As the validity of President Obama's "recess" appointments to the National Labor Relations Board remains in question, now a court has determined that the appointment of the NLRB's Acting General Counsel Lafe Solomon was invalid. In Hooks v. Kitsap Support Tenant Services, Inc., a federal judge in Washington state held that the appointment did not comply with the Federal Vacancies Reform Act of 1998. The decision is likely to have a big impact if it survives a motion for reconsideration or appeal. But whether it will do so remains to be seen.
The Case and History
Solomon was a long-time, high-ranking employee of the Board for many years before his appointment by President Obama to the Acting General Counsel position in June 2010, the position he still holds today. He subsequently was twice nominated to the General Counsel position, but the Senate failed to confirm his nominations, and the President has now withdrawn Solomon's nomination. The FVRA governs temporary appointments to positions that would normally require the advice and consent of the Senate.

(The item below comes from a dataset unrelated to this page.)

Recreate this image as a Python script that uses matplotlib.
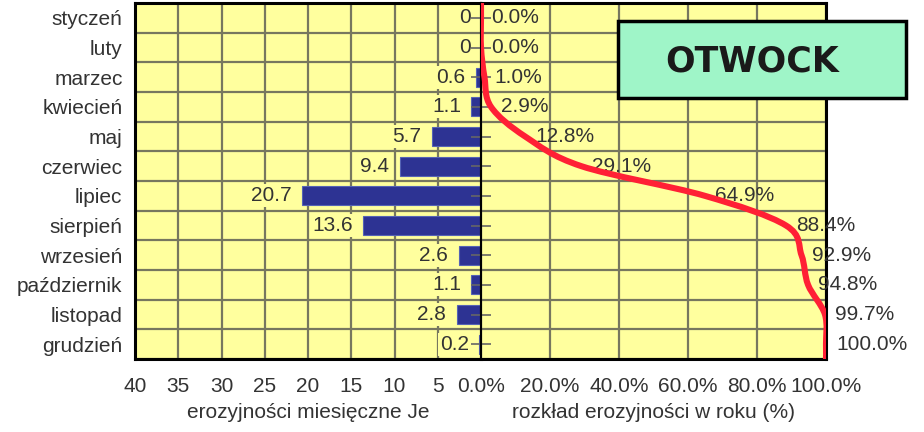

The Board's General Counsel acts as the "independent" investigator and prosecutor of unfair labor practices before the Board and represents the Board in actions in federal court, including actions for injunction under the National Labor Relations Act. The General Counsel carries out many of the office's functions through delegation to the various Regional Offices of the Board headed by Regional Directors.
The Hooks decision arose from the following situation. Solomon, acting through a delegation to NLRB Region 19, issued an unfair labor practice complaint against the employer before the Board, and Regional Director Ronald Hooks filed a civil action in federal court for injunctive relief pursuant to Section 10(j) of the National Labor Relations Act to protect the Board's remedial power in the unfair labor practice case. The employer moved to dismiss the federal court action, apparently on two grounds: (1) the NLRB, because of two defective "recess" appointments, lacked the necessary quorum to issue an administrative complaint and petition a federal court for injunctive relief based on the administrative complaint; and (2) Solomon lacked power to delegate authority to the regional office because he was invalidly appointed. Although the briefs are not publicly available, the employer apparently argued that Solomon did not satisfy the requirements for an appointment under the FVRA because he had not served as a first assistant to the General Counsel during the period of 365 days before his appointment. First assistants are one of three categories of individuals who arguably may be appointed under that Act. District Court Judge Benjamin H. Settle agreed with the employer and dismissed the Board's petition for injunctive relief.
It is unknown whether the Board will move for reconsideration or appeal of Judge Settle's decision. In any event, the part of the decision dealing with Solomon's appointment may become moot because the decision was also based on the lack of a Board quorum, an issue that the Supreme Court has agreed to resolve in Noel Canning. Therefore, the validity of Solomon's appointment may have to wait for resolution until another FVRA challenge is heard by a federal appellate court. But this is certainly one more labor issue that employers will want to monitor closely.